GIVEN INSTRUCTION:
All of the listing below must be repeated word for word. Pictures are the only thing to omit.

*****

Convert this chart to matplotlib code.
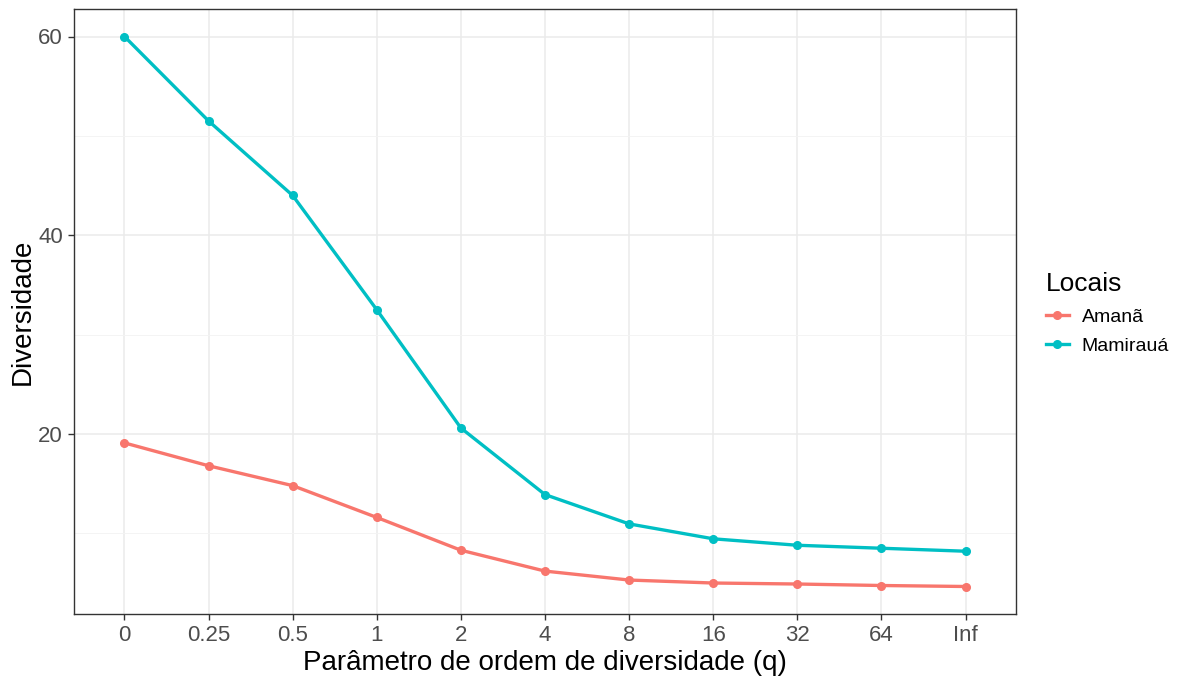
import matplotlib
matplotlib.use("Agg")
import matplotlib.pyplot as plt
from matplotlib.ticker import MultipleLocator
from matplotlib.lines import Line2D

q_labels = ["0", "0.25", "0.5", "1", "2", "4", "8", "16", "32", "64", "Inf"]
amana = [19.1, 16.8, 14.8, 11.6, 8.3, 6.2, 5.3, 5.0, 4.9, 4.75, 4.65]
mamiraua = [60.0, 51.5, 44.0, 32.5, 20.6, 13.9, 10.95, 9.45, 8.8, 8.5, 8.2]
series_names = ["Amanã", "Mamirauá"]
colors = ["#F8766D", "#00BFC4"]

plt.rcParams['font.family'] = ['Liberation Sans', 'DejaVu Sans']

fig = plt.figure(figsize=(11.84, 6.77), dpi=100)
ax = fig.add_axes([74/1184, 1 - 614/677, (1016 - 74)/1184, (614 - 9)/677])

x = list(range(len(q_labels)))
for vals, name, c in zip([amana, mamiraua], series_names, colors):
    ax.plot(x, vals, color=c, lw=2.4, marker='o', ms=5.5, label=name, zorder=3)

ax.set_xlim(-0.6, len(q_labels) - 1 + 0.6)
ymin = min(amana + mamiraua); ymax = max(amana + mamiraua)
pad = (ymax - ymin) * 0.05
ax.set_ylim(ymin - pad, ymax + pad)
ax.set_xticks(x)
ax.set_xticklabels(q_labels)
ax.yaxis.set_major_locator(MultipleLocator(20))
ax.yaxis.set_minor_locator(MultipleLocator(10))
ax.grid(which='major', color='#EBEBEB', lw=1.1, zorder=0)
ax.grid(which='minor', axis='y', color='#F3F3F3', lw=0.6, zorder=0)
ax.set_axisbelow(True)
for s in ax.spines.values():
    s.set_color('#333333')
    s.set_linewidth(1.0)
ax.tick_params(which='major', length=4, width=1, color='#333333', labelsize=16, labelcolor='#4D4D4D', pad=4)
ax.tick_params(which='minor', length=0)

ax.set_xlabel("Parâmetro de ordem de diversidade (q)", fontsize=20, color='black', labelpad=3)
ax.set_ylabel("Diversidade", fontsize=20, color='black', labelpad=2)

handles = [Line2D([0], [0], color=c, lw=2.4, marker='o', ms=5.5) for c in colors]
leg = fig.legend(handles, series_names, title="Locais", loc='upper left',
                 bbox_to_anchor=(1028/1184, 1 - 255/677), frameon=False,
                 fontsize=14, title_fontsize=19, handlelength=1.2,
                 handletextpad=0.65, labelspacing=0.6)
leg._legend_box.align = "left"

fig.savefig("out.png", dpi=100)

*****

THE ANSWER:
Convert this chart to matplotlib code.
import matplotlib
matplotlib.use("Agg")
import matplotlib.pyplot as plt
from matplotlib.ticker import MultipleLocator
from matplotlib.lines import Line2D

q_labels = ["0", "0.25", "0.5", "1", "2", "4", "8", "16", "32", "64", "Inf"]
amana = [19.1, 16.8, 14.8, 11.6, 8.3, 6.2, 5.3, 5.0, 4.9, 4.75, 4.65]
mamiraua = [60.0, 51.5, 44.0, 32.5, 20.6, 13.9, 10.95, 9.45, 8.8, 8.5, 8.2]
series_names = ["Amanã", "Mamirauá"]
colors = ["#F8766D", "#00BFC4"]

plt.rcParams['font.family'] = ['Liberation Sans', 'DejaVu Sans']

fig = plt.figure(figsize=(11.84, 6.77), dpi=100)
ax = fig.add_axes([74/1184, 1 - 614/677, (1016 - 74)/1184, (614 - 9)/677])

x = list(range(len(q_labels)))
for vals, name, c in zip([amana, mamiraua], series_names, colors):
    ax.plot(x, vals, color=c, lw=2.4, marker='o', ms=5.5, label=name, zorder=3)

ax.set_xlim(-0.6, len(q_labels) - 1 + 0.6)
ymin = min(amana + mamiraua); ymax = max(amana + mamiraua)
pad = (ymax - ymin) * 0.05
ax.set_ylim(ymin - pad, ymax + pad)
ax.set_xticks(x)
ax.set_xticklabels(q_labels)
ax.yaxis.set_major_locator(MultipleLocator(20))
ax.yaxis.set_minor_locator(MultipleLocator(10))
ax.grid(which='major', color='#EBEBEB', lw=1.1, zorder=0)
ax.grid(which='minor', axis='y', color='#F3F3F3', lw=0.6, zorder=0)
ax.set_axisbelow(True)
for s in ax.spines.values():
    s.set_color('#333333')
    s.set_linewidth(1.0)
ax.tick_params(which='major', length=4, width=1, color='#333333', labelsize=16, labelcolor='#4D4D4D', pad=4)
ax.tick_params(which='minor', length=0)

ax.set_xlabel("Parâmetro de ordem de diversidade (q)", fontsize=20, color='black', labelpad=3)
ax.set_ylabel("Diversidade", fontsize=20, color='black', labelpad=2)

handles = [Line2D([0], [0], color=c, lw=2.4, marker='o', ms=5.5) for c in colors]
leg = fig.legend(handles, series_names, title="Locais", loc='upper left',
                 bbox_to_anchor=(1028/1184, 1 - 255/677), frameon=False,
                 fontsize=14, title_fontsize=19, handlelength=1.2,
                 handletextpad=0.65, labelspacing=0.6)
leg._legend_box.align = "left"

fig.savefig("out.png", dpi=100)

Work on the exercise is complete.